Copy out every line of the data exactly.

→ **Given information**:
* * * * *

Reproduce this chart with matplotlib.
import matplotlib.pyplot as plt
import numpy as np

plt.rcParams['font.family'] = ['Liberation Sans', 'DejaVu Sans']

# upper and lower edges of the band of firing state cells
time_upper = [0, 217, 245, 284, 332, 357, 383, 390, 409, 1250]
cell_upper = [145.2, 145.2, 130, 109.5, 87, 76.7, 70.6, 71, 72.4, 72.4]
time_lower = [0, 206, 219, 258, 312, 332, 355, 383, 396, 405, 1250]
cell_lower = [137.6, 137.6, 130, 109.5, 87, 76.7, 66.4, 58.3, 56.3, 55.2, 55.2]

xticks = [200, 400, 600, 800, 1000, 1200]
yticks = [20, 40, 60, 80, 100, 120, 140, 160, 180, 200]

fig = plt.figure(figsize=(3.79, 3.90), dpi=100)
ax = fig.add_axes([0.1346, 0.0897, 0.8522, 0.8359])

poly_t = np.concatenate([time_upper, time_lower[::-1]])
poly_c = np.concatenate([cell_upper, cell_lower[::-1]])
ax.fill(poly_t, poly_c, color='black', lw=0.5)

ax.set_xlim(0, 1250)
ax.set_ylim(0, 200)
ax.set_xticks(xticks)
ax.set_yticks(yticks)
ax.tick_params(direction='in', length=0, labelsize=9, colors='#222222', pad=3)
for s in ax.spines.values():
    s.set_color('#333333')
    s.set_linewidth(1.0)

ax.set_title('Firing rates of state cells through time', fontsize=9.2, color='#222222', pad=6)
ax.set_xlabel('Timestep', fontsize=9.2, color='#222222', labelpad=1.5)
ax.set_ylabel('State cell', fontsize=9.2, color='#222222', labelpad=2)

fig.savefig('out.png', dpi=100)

* * * * *

→ **Exercise output**:
Reproduce this chart with matplotlib.
import matplotlib.pyplot as plt
import numpy as np

plt.rcParams['font.family'] = ['Liberation Sans', 'DejaVu Sans']

# upper and lower edges of the band of firing state cells
time_upper = [0, 217, 245, 284, 332, 357, 383, 390, 409, 1250]
cell_upper = [145.2, 145.2, 130, 109.5, 87, 76.7, 70.6, 71, 72.4, 72.4]
time_lower = [0, 206, 219, 258, 312, 332, 355, 383, 396, 405, 1250]
cell_lower = [137.6, 137.6, 130, 109.5, 87, 76.7, 66.4, 58.3, 56.3, 55.2, 55.2]

xticks = [200, 400, 600, 800, 1000, 1200]
yticks = [20, 40, 60, 80, 100, 120, 140, 160, 180, 200]

fig = plt.figure(figsize=(3.79, 3.90), dpi=100)
ax = fig.add_axes([0.1346, 0.0897, 0.8522, 0.8359])

poly_t = np.concatenate([time_upper, time_lower[::-1]])
poly_c = np.concatenate([cell_upper, cell_lower[::-1]])
ax.fill(poly_t, poly_c, color='black', lw=0.5)

ax.set_xlim(0, 1250)
ax.set_ylim(0, 200)
ax.set_xticks(xticks)
ax.set_yticks(yticks)
ax.tick_params(direction='in', length=0, labelsize=9, colors='#222222', pad=3)
for s in ax.spines.values():
    s.set_color('#333333')
    s.set_linewidth(1.0)

ax.set_title('Firing rates of state cells through time', fontsize=9.2, color='#222222', pad=6)
ax.set_xlabel('Timestep', fontsize=9.2, color='#222222', labelpad=1.5)
ax.set_ylabel('State cell', fontsize=9.2, color='#222222', labelpad=2)

fig.savefig('out.png', dpi=100)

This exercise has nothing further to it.